Brain Mapping Though the Practice

Last reviewed: July 31, 2009 ~4 min read

Brain Mapping

Though the practice of medicine has been around for thousands of years, it is really only in the nineteenth and twentieth centuries that the inquiry and understanding of medicine became fully rooted in the scientific method, and began making large advances. Even so, it was not until relatively recently that our understanding of one of the most essential yet complex organs in the human body began to truly take off. This organ is, of course, the brain, the center for processing input, cognitive thinking, controlling motor function, and running almost every single mechanism of the body. The fifth chapter of Schwartz and Begley's The Mind & The Brain: Neuroplasticity and the Power of Mental Force (2002) provides an overview of how the brain was mapped, to the degree that it is, and in the process reveals many interesting details of the actual wiring of the brain. Though the specific details discussed differ, Vilayanur Ramachandran's (2007) lecture on how the brain works supports and enhances the information presented in the textbook, including new directions in the exploration of the brain.

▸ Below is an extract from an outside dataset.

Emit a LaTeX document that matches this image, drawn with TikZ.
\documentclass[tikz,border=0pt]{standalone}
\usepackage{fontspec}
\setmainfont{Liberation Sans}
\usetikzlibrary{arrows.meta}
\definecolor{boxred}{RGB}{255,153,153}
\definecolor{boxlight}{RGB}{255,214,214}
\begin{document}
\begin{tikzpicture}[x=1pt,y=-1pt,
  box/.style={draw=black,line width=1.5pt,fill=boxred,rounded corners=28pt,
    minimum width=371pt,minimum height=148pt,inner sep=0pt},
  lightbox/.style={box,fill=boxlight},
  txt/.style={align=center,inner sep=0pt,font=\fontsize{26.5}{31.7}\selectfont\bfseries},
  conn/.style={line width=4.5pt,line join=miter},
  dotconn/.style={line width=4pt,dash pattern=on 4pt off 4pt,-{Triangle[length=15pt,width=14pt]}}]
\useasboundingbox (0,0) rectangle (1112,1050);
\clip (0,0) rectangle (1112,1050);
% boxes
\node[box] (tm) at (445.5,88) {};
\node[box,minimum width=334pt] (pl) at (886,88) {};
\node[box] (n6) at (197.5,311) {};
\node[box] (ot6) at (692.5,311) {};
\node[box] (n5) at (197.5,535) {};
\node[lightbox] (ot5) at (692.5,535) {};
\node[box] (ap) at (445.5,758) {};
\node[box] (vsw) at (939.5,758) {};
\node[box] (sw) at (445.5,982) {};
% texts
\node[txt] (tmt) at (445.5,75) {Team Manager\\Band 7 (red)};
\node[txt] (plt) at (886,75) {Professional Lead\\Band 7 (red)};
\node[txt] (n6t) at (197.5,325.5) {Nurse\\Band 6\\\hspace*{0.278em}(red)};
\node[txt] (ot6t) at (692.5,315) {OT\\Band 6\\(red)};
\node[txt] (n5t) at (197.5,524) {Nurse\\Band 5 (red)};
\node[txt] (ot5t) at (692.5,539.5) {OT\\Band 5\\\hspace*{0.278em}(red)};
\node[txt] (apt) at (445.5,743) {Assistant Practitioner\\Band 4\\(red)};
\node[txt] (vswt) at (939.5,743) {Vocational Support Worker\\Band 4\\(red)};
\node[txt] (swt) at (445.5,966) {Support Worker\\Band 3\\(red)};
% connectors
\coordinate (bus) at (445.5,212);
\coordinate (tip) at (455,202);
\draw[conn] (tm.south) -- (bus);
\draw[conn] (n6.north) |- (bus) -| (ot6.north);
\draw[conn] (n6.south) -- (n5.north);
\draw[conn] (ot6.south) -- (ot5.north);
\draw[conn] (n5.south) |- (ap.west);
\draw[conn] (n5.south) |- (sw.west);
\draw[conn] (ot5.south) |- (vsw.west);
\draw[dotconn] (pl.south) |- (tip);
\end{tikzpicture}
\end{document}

Both the Schwartz & Begley text (20o2) and Dr. Ramachandran (2007) use specific examples to illustrate the larger principles they discuss, and so a similar comparison of the information they present would be useful here. One of the most interesting and significant findings presented in the textbook is the cortical remapping that was seen to occur following the surgical joining or separation of digits in both adult owl monkeys and human beings. In the owl monkeys, pre-cortical mapping showed individual areas of the brain associated with independent digits; three months after two digits were joined, so was the area in the brain that responded to input from this new single digit. A reversed effect in the brain took place in human beings whose congenitally joined digits were surgically separated (Schwartz & Begley 2002).

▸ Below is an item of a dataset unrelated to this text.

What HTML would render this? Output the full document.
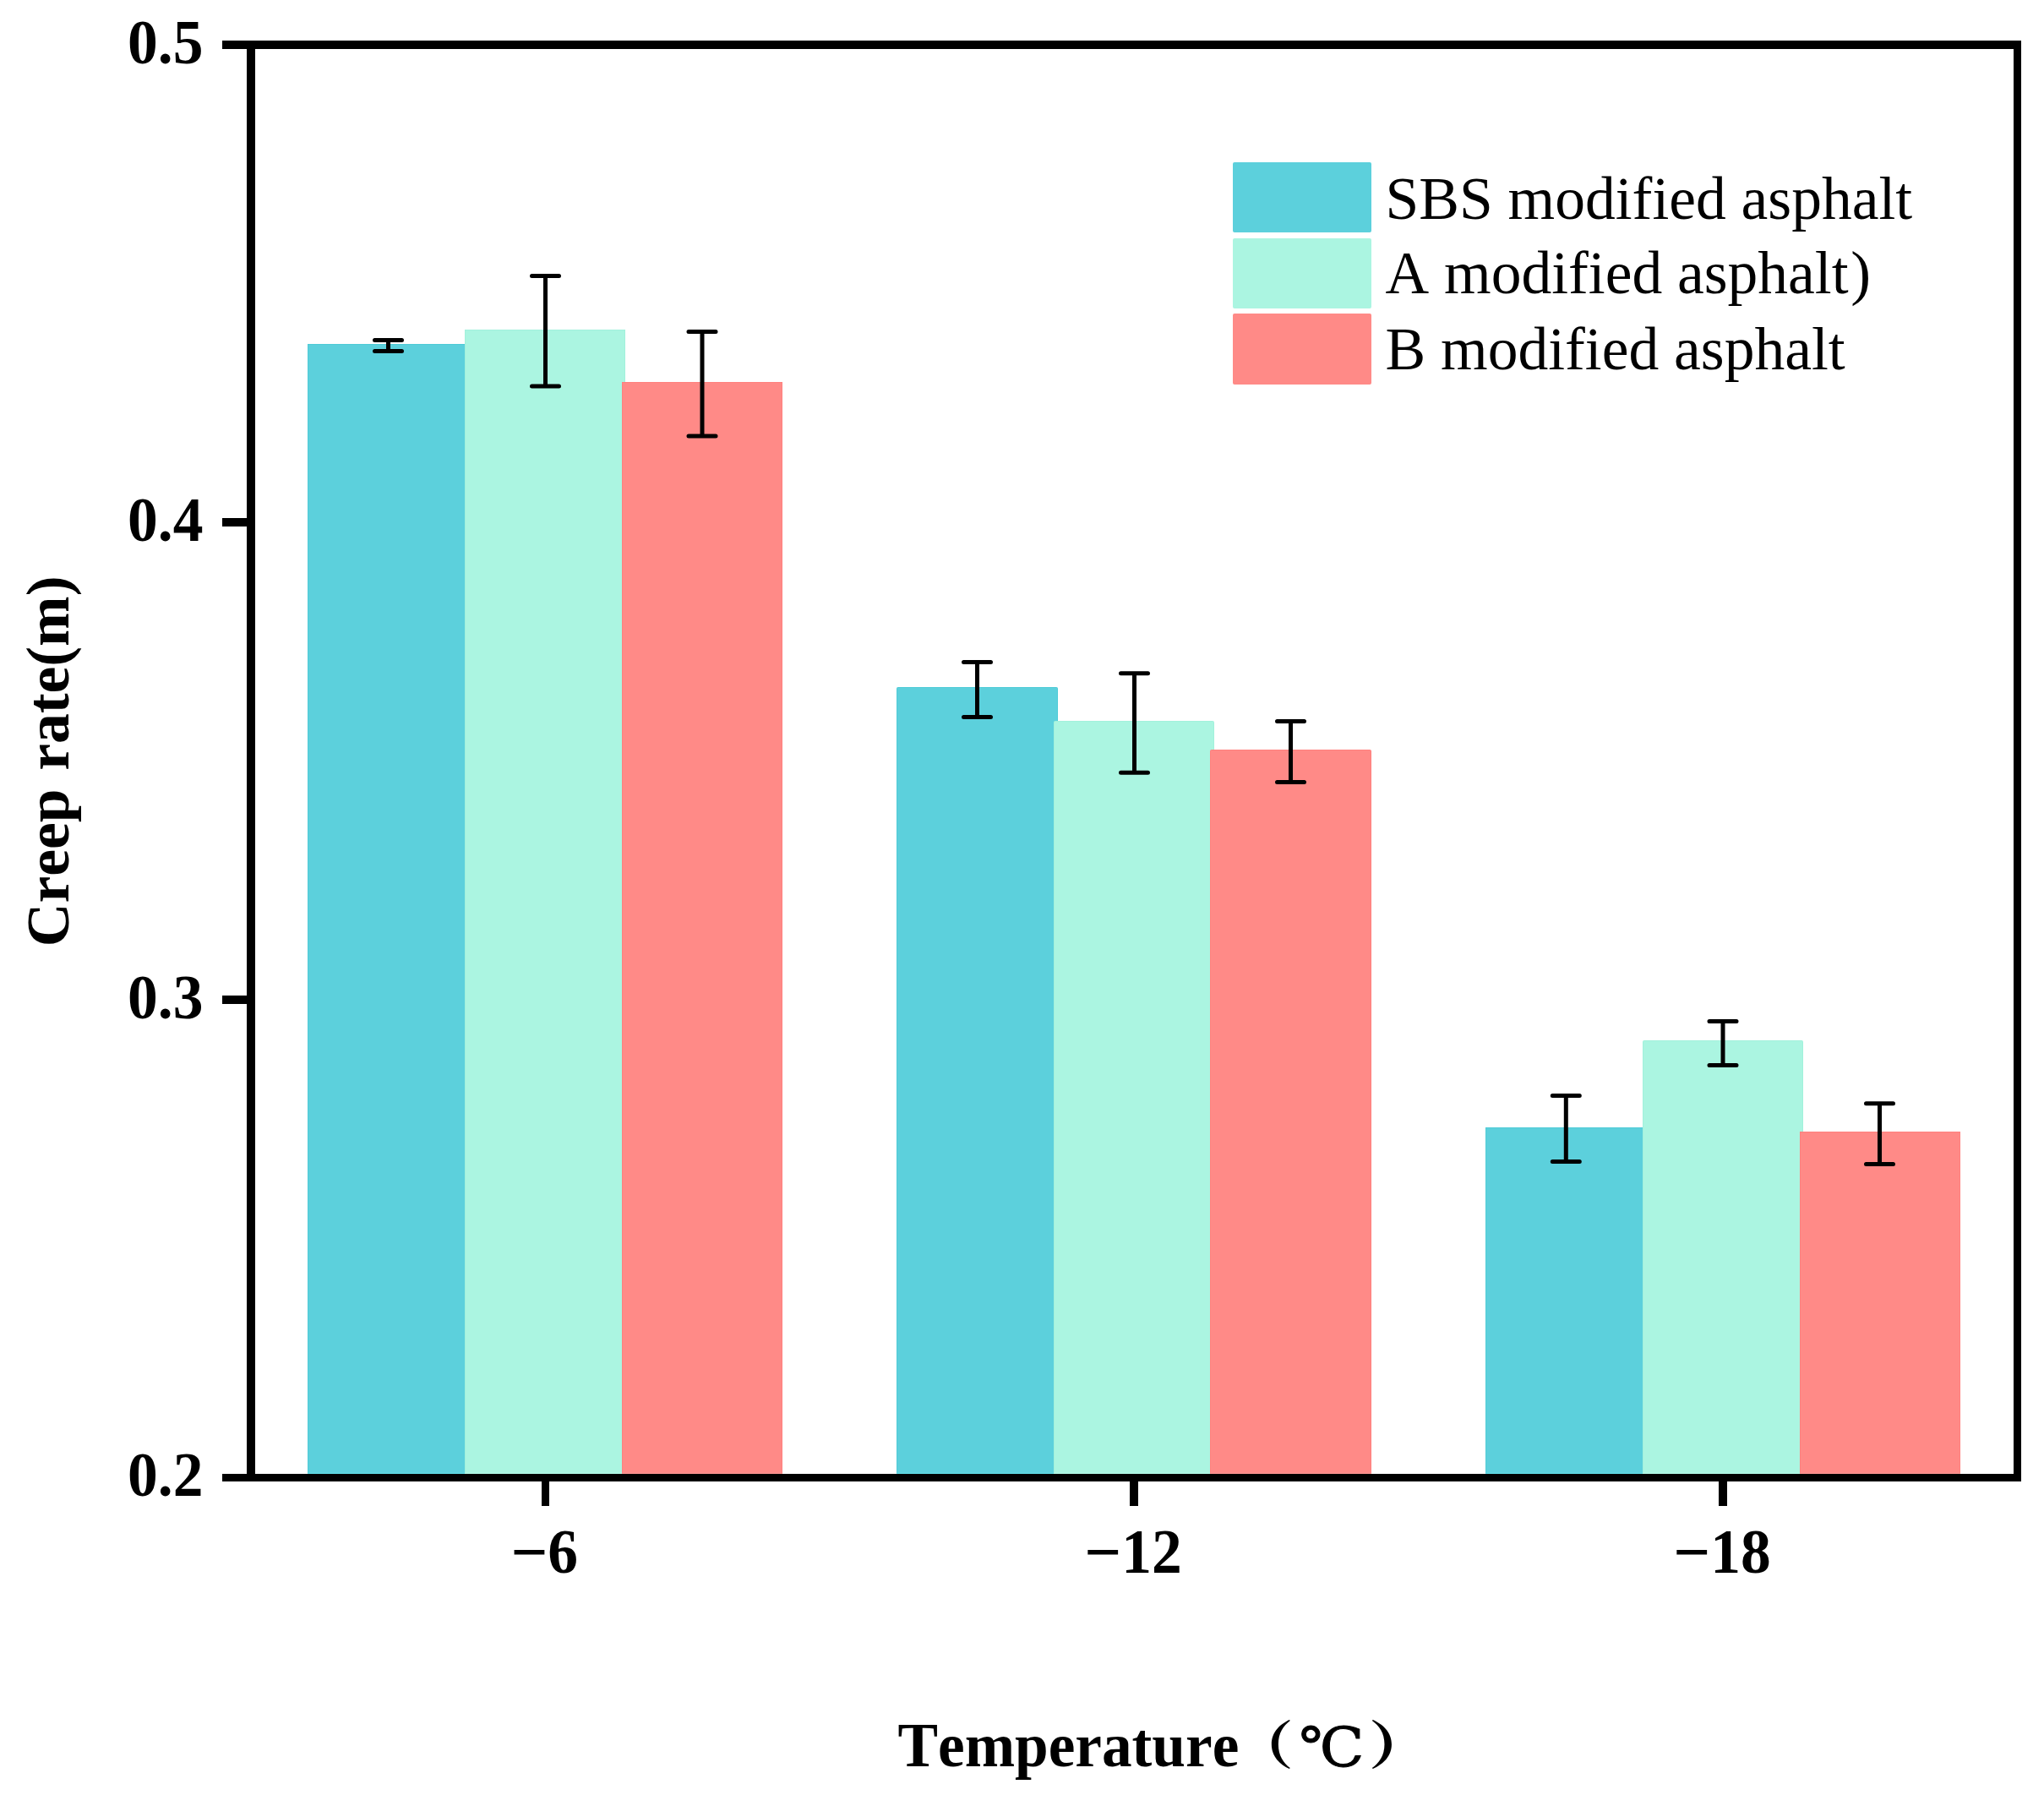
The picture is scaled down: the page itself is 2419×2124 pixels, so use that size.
<!DOCTYPE html>
<html>
<head>
<meta charset="utf-8">
<title>Creep rate vs Temperature</title>
<style>
html,body{margin:0;padding:0;background:#fff;}
body{width:2419px;height:2124px;overflow:hidden;}
svg{display:block;}
text{font-family:"Liberation Serif","Noto Serif CJK SC",serif;fill:#000;font-kerning:none;}
.b{font-weight:bold;}
.tick{font-size:71.5px;font-weight:bold;}
.leg{font-size:71.5px;}
.mn{font-size:77px;}
.ax{font-size:71.5px;font-weight:bold;}
.cjk{font-family:"Liberation Serif","Noto Serif CJK SC",serif;font-weight:900;font-size:72px;}
.deg{font-family:"DejaVu Serif","Noto Serif CJK SC",serif;font-weight:normal;font-size:66px;stroke:#000;stroke-width:1px;}
</style>
</head>
<body>
<svg width="2419" height="2124" viewBox="0 0 2419 2124">
<rect x="0" y="0" width="2419" height="2124" fill="#fff"/>

<!-- bars group 1 -->
<g id="bars">
<rect x="364.5" y="407.5" width="189" height="1339" fill="#5cd0dc" stroke="#4fcbd7" stroke-width="1"/>
<rect x="364" y="1743" width="190" height="1" fill="#62dfea"/>
<rect x="550.5" y="390.5" width="189" height="1356" fill="#abf5e1" stroke="#a2f1dc" stroke-width="1"/>
<rect x="550" y="1743" width="190" height="1" fill="#b6fce9"/>
<rect x="736.5" y="452.5" width="189" height="1294" fill="#ff8a87" stroke="#ff817e" stroke-width="1"/>
<rect x="736" y="1743" width="190" height="1" fill="#ff9895"/>
<rect x="1061.5" y="813.5" width="190" height="933" rx="1" fill="#5cd0dc" stroke="#4fcbd7" stroke-width="1"/>
<rect x="1061" y="1743" width="191" height="1" fill="#62dfea"/>
<rect x="1247.5" y="853.5" width="189" height="893" rx="1" fill="#abf5e1" stroke="#a2f1dc" stroke-width="1"/>
<rect x="1247" y="1743" width="190" height="1" fill="#b6fce9"/>
<rect x="1432.5" y="887.5" width="190" height="859" rx="1" fill="#ff8a87" stroke="#ff817e" stroke-width="1"/>
<rect x="1432" y="1743" width="191" height="1" fill="#ff9895"/>
<rect x="1758.5" y="1334.5" width="189" height="412" fill="#5cd0dc" stroke="#4fcbd7" stroke-width="1"/>
<rect x="1758" y="1743" width="190" height="1" fill="#62dfea"/>
<rect x="1944.5" y="1231.5" width="189" height="515" rx="1" fill="#abf5e1" stroke="#a2f1dc" stroke-width="1"/>
<rect x="1944" y="1743" width="190" height="1" fill="#b6fce9"/>
<rect x="2130.5" y="1339.5" width="189" height="407" fill="#ff8a87" stroke="#ff817e" stroke-width="1"/>
<rect x="2130" y="1743" width="190" height="1" fill="#ff9895"/>
</g>

<!-- error bars -->
<g id="err" stroke="#000" stroke-width="5" stroke-linecap="round" fill="none">
<path d="M459.5 402.5V415.5M443.5 402.5H475.5M443.5 415.5H475.5"/>
<path d="M645.5 326.5V457M629.5 326.5H661.5M629.5 457H661.5"/>
<path d="M831 392.5V516M815 392.5H847M815 516H847"/>
<path d="M1156.5 783.5V848.5M1140.5 783.5H1172.5M1140.5 848.5H1172.5"/>
<path d="M1342.5 796.7V914.3M1326.5 796.7H1358.5M1326.5 914.3H1358.5"/>
<path d="M1527.5 853.6V925.5M1511.5 853.6H1543.5M1511.5 925.5H1543.5"/>
<path d="M1853.3 1296.6V1374.5M1837.3 1296.6H1869.3M1837.3 1374.5H1869.3"/>
<path d="M2039 1208.6V1260.4M2023 1208.6H2055M2023 1260.4H2055"/>
<path d="M2224.5 1305.7V1377.6M2208.5 1305.7H2240.5M2208.5 1377.6H2240.5"/>
</g>

<!-- axes frame -->
<g id="frame" fill="#000">
<rect x="263" y="48" width="2129" height="10"/>
<rect x="263" y="1744" width="2129" height="9"/>
<rect x="292" y="48" width="10" height="1705"/>
<rect x="2383" y="48" width="9" height="1705"/>
<!-- y ticks -->
<rect x="263" y="613" width="30" height="10"/>
<rect x="263" y="1178" width="30" height="10"/>
<!-- x ticks -->
<rect x="641" y="1752" width="9" height="30"/>
<rect x="1337" y="1752" width="10" height="30"/>
<rect x="2034" y="1752" width="10" height="30"/>
</g>

<!-- y tick labels -->
<g class="tick" text-anchor="end">
<text transform="translate(240.5,75) scale(1,1.03)">0.5</text>
<text transform="translate(240.5,640) scale(1,1.03)">0.4</text>
<text transform="translate(240.5,1205) scale(1,1.03)">0.3</text>
<text transform="translate(240.5,1770) scale(1,1.03)">0.2</text>
</g>
<!-- x tick labels -->
<g class="tick" text-anchor="middle">
<text transform="translate(644.3,1861) scale(1,1.03)"><tspan class="mn" dy="1.6">−</tspan><tspan dy="-1.6">6</tspan></text>
<text transform="translate(1341,1861) scale(1,1.03)"><tspan class="mn" dy="1.6">−</tspan><tspan dy="-1.6">12</tspan></text>
<text transform="translate(2038,1861) scale(1,1.03)"><tspan class="mn" dy="1.6">−</tspan><tspan dy="-1.6">18</tspan></text>
</g>

<!-- legend -->
<g id="legend">
<rect x="1459" y="192" width="164" height="83" rx="2" fill="#5cd0dc"/>
<rect x="1459" y="282" width="164" height="83" rx="2" fill="#abf5e1"/>
<rect x="1459" y="371" width="164" height="84" rx="2" fill="#ff8a87"/>
<g class="leg">
<text x="1639.5" y="258.7">SBS modified asphalt</text>
<text x="1639.5" y="347">A modified asphalt<tspan dx="2.6">)</tspan></text>
<text x="1639.5" y="436.7">B modified asphalt</text>
</g>
</g>

<!-- axis titles -->
<text class="ax" transform="translate(1062.5,2090.4) scale(0.997,1.03)">Temperature</text>
<text class="cjk" transform="translate(1459,2086.9) scale(1,0.85)">（</text>
<text class="deg" transform="translate(1537.6,2089.6) scale(1.04,0.98)">℃</text>
<text class="cjk" transform="translate(1619.4,2086.9) scale(1.05,0.85)">）</text>
<text class="ax" style="word-spacing:4px" transform="translate(81,1120.2) rotate(-90)">Creep rate(m)</text>
</svg>
</body>
</html>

This showed not only the mapping of the brain that was possible -- that is, the association of certain specific areas of the brain with certain function and/or sensations from certain parts of the body -- but also that the adult brain was capable of changing in response to new stimulation. This finding was taken to new heights by Dr. Ramachandran, whose work with amputees and mirrors showed how profound the brain's malleability can really be (Ramachandran 2007). As he describes in his lecture, many amputees experienced phantom limbs (as well as other organs), and a significant number of these had phantom pain due to a "paralyzed" phantom limb. With the simple use of a mirror, Dr. Ramachandran's patients were able to trick their brains into thinking the reflection of their healthy limb was in fact their phantom limb, alleviating the perceived paralysis and pain, and eventually (for some) even eliminating the sensation of a phantom limb (Ramachandran 2007). Not only is the brain able to change according to actual morphological changes, but can in fact change its beliefs" about the body.